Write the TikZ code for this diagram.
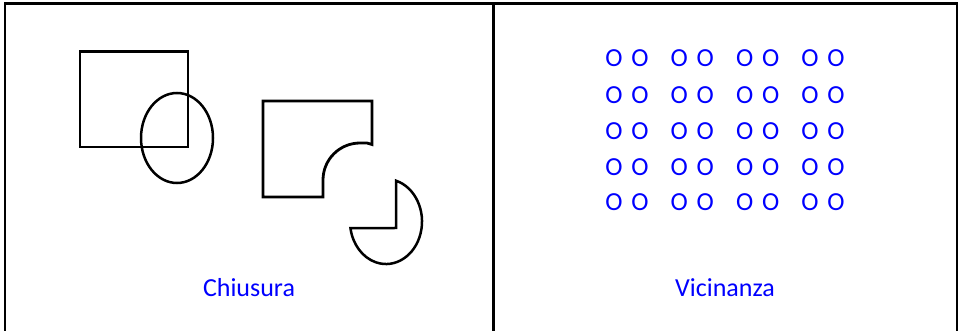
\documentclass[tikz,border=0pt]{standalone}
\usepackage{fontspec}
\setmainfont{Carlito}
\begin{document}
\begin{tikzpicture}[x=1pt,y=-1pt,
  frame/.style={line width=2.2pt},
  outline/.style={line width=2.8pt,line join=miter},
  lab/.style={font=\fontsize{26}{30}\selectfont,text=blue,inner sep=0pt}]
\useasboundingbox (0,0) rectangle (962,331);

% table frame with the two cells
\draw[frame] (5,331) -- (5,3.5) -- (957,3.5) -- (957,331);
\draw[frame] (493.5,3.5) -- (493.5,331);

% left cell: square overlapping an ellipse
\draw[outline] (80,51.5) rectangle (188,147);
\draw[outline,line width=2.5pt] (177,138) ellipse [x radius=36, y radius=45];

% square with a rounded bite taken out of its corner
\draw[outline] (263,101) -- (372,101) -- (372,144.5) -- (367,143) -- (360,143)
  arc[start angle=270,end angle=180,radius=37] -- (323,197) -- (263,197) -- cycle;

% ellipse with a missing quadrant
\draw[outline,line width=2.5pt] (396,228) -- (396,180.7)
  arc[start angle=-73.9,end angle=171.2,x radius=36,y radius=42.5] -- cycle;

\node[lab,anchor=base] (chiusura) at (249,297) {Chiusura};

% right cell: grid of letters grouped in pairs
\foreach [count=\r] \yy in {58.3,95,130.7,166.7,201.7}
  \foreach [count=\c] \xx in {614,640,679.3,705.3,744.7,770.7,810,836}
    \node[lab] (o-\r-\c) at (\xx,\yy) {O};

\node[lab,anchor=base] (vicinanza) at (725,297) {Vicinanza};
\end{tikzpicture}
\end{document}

═══

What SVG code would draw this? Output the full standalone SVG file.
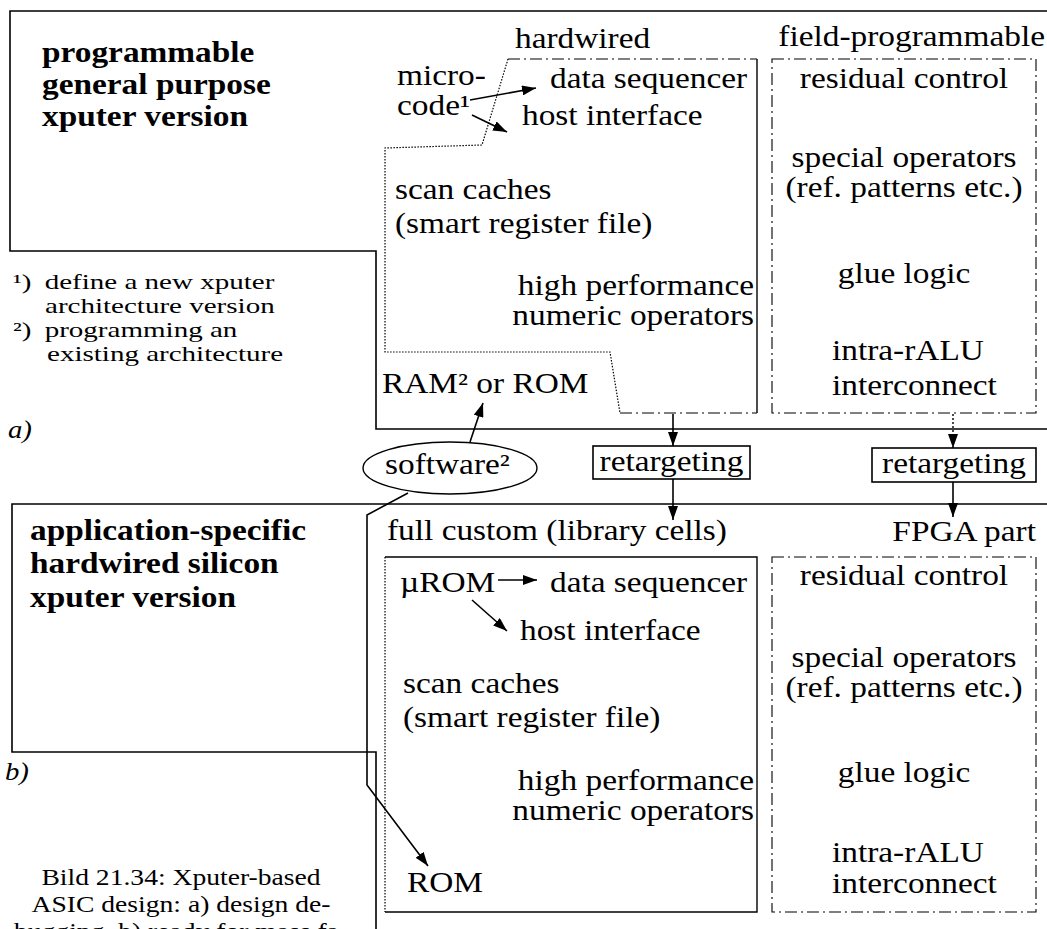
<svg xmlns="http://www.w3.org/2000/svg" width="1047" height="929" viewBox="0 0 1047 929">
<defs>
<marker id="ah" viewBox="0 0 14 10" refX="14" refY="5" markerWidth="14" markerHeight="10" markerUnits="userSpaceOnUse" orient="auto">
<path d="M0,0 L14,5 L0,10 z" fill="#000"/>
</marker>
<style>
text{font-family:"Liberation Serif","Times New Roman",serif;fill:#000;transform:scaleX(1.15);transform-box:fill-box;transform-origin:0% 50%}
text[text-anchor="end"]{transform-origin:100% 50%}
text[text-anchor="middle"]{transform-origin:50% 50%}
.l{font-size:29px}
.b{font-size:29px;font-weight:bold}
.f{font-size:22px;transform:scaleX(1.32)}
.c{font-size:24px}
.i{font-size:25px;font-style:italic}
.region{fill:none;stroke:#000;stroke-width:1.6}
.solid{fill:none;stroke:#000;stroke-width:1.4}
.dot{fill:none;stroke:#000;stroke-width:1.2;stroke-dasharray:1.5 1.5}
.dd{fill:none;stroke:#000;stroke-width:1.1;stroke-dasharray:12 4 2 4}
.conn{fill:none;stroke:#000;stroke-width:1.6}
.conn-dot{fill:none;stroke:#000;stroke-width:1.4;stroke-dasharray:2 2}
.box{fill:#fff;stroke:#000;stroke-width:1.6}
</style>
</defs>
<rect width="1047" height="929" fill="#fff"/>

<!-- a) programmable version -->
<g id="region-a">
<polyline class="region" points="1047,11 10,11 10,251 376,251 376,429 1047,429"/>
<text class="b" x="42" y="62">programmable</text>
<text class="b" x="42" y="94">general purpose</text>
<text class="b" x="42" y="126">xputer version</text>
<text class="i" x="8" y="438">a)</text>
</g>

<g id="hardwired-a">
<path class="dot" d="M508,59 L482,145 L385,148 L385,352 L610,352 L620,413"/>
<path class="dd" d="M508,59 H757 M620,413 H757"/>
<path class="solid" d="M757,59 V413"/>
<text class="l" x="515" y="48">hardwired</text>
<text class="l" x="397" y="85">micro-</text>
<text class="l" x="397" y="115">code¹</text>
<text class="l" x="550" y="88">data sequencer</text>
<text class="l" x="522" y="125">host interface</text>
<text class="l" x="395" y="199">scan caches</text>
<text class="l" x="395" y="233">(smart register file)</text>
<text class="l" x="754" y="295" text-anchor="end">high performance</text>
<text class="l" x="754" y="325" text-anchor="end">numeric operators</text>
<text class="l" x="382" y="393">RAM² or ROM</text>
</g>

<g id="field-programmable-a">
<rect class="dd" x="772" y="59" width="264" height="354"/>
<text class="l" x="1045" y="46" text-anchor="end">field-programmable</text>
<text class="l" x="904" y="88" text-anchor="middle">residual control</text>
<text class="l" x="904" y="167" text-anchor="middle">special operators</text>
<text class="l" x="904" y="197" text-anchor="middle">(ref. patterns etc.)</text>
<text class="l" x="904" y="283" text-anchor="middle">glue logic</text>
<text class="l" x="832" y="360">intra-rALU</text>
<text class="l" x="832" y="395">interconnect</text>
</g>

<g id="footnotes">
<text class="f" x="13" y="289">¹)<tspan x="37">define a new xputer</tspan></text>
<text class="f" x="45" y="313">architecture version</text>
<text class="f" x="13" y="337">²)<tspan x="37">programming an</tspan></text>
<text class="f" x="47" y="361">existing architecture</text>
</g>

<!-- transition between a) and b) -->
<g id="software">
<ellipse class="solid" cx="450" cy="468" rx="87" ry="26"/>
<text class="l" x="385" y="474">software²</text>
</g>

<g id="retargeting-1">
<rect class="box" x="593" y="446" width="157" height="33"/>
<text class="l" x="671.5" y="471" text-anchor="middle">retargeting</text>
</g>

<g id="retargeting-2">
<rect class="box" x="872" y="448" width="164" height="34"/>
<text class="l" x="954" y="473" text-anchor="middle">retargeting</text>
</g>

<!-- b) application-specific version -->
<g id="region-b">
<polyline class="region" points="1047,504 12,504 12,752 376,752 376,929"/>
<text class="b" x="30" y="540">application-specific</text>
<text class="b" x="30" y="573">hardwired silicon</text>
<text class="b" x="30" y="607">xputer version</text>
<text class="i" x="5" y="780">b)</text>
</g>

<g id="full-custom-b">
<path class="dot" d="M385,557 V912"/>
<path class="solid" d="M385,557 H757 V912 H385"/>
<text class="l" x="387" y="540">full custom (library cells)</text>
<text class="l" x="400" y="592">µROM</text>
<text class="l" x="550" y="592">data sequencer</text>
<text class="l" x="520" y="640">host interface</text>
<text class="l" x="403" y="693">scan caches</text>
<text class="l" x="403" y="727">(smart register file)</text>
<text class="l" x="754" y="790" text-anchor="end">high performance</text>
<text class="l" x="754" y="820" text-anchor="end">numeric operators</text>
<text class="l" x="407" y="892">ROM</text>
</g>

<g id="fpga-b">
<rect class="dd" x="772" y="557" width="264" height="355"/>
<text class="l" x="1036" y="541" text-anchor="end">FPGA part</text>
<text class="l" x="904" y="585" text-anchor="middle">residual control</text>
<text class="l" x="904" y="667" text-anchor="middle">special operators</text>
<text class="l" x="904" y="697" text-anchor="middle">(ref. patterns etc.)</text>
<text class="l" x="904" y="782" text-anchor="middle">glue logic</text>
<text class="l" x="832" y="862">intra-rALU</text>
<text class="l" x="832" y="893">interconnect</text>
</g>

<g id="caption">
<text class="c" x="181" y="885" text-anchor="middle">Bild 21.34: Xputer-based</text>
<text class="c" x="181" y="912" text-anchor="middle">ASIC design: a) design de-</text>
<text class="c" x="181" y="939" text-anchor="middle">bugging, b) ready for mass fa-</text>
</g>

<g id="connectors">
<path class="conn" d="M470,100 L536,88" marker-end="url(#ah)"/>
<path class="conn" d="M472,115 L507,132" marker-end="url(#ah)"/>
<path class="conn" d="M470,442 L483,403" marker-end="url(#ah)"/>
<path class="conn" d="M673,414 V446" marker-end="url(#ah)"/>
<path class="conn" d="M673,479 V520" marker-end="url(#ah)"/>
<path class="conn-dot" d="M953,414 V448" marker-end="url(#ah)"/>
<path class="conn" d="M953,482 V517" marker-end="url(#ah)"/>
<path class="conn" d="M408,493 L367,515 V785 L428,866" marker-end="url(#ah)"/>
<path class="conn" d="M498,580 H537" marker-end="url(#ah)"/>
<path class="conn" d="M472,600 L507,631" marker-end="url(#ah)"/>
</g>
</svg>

═══

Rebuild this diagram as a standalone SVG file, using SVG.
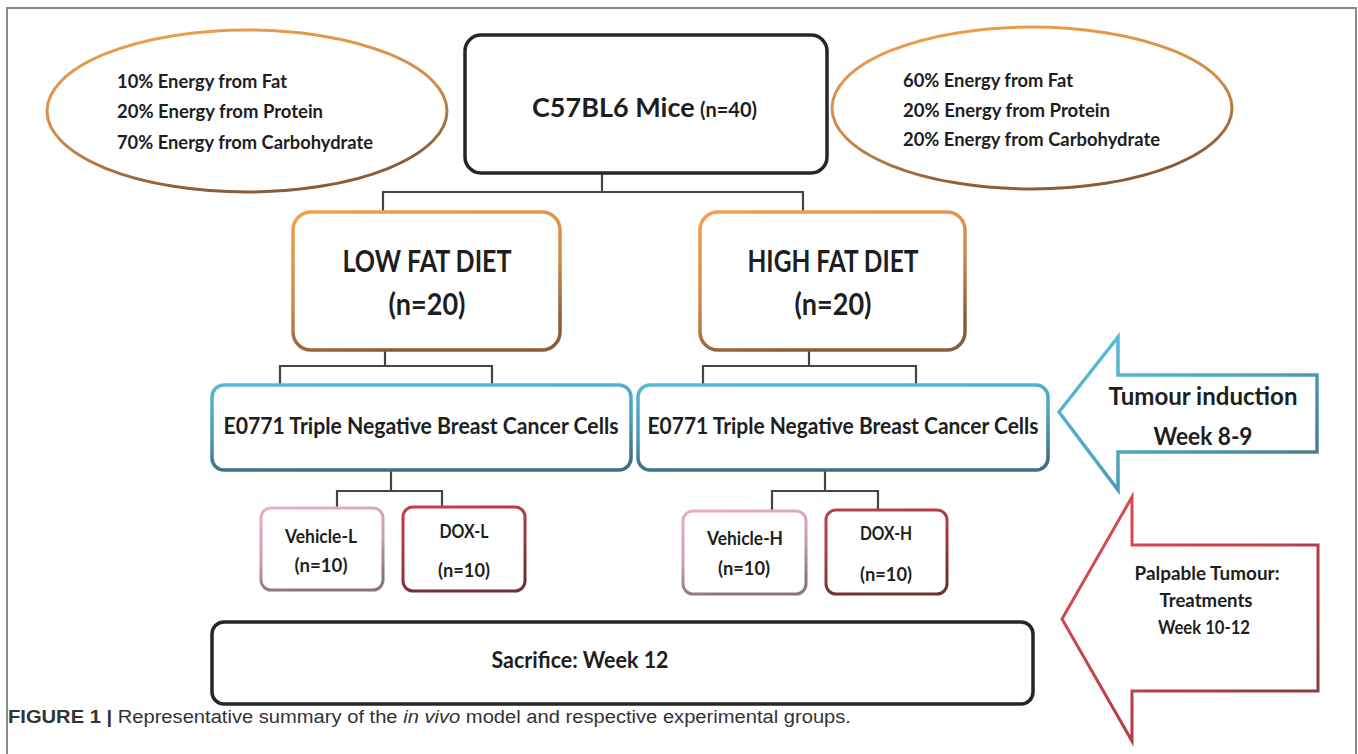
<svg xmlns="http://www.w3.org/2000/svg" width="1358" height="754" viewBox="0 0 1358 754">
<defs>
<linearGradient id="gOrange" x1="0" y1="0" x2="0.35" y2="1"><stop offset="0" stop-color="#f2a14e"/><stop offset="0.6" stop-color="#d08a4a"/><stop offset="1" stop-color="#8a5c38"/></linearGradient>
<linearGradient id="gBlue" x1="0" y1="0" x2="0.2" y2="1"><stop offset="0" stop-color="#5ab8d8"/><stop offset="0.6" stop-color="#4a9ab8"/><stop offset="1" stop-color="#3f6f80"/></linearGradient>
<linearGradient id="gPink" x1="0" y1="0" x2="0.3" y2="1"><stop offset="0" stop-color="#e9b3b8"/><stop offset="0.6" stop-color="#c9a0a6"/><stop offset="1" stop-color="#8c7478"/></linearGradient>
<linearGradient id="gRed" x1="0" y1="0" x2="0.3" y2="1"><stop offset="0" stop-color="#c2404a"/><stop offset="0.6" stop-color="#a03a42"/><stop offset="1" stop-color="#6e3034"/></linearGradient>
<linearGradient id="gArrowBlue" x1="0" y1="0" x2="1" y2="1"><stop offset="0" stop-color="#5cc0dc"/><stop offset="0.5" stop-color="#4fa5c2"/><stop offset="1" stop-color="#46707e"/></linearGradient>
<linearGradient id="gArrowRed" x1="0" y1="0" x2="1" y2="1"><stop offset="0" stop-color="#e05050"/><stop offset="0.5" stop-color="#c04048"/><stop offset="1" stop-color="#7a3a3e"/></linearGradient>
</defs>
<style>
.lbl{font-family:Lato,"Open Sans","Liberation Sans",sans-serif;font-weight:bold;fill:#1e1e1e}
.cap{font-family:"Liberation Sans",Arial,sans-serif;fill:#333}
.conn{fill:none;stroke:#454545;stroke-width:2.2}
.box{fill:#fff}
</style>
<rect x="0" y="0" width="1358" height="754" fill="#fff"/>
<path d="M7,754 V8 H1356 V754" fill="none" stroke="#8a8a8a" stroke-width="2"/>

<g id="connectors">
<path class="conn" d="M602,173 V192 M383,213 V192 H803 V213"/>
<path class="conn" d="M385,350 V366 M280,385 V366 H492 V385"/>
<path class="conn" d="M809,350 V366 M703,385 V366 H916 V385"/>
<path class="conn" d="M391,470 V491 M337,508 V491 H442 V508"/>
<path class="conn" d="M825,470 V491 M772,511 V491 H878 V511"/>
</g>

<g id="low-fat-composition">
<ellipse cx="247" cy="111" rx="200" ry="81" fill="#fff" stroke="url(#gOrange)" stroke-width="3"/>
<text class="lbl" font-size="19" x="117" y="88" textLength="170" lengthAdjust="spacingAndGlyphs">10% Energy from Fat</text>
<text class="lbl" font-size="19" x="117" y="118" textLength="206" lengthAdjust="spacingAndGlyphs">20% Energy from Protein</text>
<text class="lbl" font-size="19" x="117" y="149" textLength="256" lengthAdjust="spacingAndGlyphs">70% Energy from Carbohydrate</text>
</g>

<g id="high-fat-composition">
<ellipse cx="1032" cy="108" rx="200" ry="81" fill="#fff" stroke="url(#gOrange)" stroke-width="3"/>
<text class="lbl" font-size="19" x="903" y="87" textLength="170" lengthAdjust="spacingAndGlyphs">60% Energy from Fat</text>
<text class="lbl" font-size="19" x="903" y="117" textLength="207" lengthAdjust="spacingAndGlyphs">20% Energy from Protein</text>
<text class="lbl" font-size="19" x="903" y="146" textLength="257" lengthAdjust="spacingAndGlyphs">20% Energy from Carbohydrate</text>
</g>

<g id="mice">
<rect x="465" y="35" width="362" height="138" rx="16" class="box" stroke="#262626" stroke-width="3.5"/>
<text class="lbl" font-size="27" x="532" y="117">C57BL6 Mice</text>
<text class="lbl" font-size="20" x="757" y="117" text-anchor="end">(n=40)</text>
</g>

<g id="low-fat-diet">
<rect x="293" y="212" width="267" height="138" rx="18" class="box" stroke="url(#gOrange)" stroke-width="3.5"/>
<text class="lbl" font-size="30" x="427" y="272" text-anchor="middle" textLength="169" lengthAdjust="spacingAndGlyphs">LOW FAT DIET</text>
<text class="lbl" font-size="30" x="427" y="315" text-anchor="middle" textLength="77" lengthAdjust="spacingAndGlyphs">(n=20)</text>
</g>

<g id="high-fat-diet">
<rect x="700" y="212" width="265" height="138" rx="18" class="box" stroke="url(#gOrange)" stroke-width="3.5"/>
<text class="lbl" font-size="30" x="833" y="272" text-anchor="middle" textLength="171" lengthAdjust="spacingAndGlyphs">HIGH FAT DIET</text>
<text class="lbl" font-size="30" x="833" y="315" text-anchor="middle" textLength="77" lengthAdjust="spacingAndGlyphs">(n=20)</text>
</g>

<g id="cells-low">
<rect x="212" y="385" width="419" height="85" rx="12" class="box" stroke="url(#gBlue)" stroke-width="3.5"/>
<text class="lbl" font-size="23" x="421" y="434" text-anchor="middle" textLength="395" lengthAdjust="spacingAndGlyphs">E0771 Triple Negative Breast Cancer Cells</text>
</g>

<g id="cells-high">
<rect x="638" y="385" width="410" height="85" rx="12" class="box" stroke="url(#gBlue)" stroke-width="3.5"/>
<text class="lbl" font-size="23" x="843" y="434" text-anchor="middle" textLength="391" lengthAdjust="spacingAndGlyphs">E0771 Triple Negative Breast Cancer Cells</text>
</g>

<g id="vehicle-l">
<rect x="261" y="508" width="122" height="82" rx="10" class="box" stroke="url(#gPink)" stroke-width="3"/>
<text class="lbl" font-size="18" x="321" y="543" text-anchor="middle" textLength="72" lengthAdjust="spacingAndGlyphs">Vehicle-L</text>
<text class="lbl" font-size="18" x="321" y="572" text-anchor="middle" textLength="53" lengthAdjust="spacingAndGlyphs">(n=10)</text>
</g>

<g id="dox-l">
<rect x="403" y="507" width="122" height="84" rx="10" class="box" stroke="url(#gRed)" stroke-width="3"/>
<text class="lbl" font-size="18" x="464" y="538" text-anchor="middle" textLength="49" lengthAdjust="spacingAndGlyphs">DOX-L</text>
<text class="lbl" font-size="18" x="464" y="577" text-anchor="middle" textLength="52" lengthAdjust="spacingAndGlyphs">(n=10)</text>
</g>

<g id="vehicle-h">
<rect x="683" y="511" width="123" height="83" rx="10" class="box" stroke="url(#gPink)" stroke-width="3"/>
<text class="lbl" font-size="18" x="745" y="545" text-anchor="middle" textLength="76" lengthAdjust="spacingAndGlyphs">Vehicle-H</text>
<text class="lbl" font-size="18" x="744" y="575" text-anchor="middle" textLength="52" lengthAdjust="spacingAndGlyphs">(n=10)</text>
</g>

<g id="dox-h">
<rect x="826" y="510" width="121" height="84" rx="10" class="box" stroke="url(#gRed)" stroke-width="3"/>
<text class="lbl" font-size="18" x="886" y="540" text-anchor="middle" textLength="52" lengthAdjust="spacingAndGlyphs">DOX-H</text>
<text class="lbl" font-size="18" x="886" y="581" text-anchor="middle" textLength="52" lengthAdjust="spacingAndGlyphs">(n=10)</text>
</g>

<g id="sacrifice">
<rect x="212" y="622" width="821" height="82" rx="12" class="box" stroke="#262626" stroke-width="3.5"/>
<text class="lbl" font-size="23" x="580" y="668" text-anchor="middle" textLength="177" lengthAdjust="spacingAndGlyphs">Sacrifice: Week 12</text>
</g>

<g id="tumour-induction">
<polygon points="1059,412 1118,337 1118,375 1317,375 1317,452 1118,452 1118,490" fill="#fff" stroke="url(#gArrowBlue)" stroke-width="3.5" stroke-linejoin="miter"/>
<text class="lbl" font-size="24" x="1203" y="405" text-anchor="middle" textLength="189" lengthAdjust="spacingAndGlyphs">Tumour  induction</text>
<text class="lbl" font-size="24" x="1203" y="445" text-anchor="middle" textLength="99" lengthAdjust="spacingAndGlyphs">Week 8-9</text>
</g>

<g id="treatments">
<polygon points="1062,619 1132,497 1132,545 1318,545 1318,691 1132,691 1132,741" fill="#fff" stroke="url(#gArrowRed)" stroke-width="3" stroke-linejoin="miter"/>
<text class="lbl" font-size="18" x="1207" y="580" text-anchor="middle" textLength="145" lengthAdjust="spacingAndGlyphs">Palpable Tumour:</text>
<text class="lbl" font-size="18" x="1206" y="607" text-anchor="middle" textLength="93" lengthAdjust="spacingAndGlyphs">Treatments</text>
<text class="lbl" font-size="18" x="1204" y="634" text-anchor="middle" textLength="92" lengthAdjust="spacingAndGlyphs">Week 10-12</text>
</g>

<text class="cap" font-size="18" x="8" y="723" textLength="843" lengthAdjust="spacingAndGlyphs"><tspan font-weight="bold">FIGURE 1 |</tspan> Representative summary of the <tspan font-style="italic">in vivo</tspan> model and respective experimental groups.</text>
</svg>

═══

→ Exercise details
Pictures should be left out. Retype only the run of lines from the line containing "Write the TikZ code for this diagram." to the line containing "(493.5,3.5) -- (493.5,331);", inclusive.

→ The answer
Write the TikZ code for this diagram.
\documentclass[tikz,border=0pt]{standalone}
\usepackage{fontspec}
\setmainfont{Carlito}
\begin{document}
\begin{tikzpicture}[x=1pt,y=-1pt,
  frame/.style={line width=2.2pt},
  outline/.style={line width=2.8pt,line join=miter},
  lab/.style={font=\fontsize{26}{30}\selectfont,text=blue,inner sep=0pt}]
\useasboundingbox (0,0) rectangle (962,331);

% table frame with the two cells
\draw[frame] (5,331) -- (5,3.5) -- (957,3.5) -- (957,331);
\draw[frame] (493.5,3.5) -- (493.5,331);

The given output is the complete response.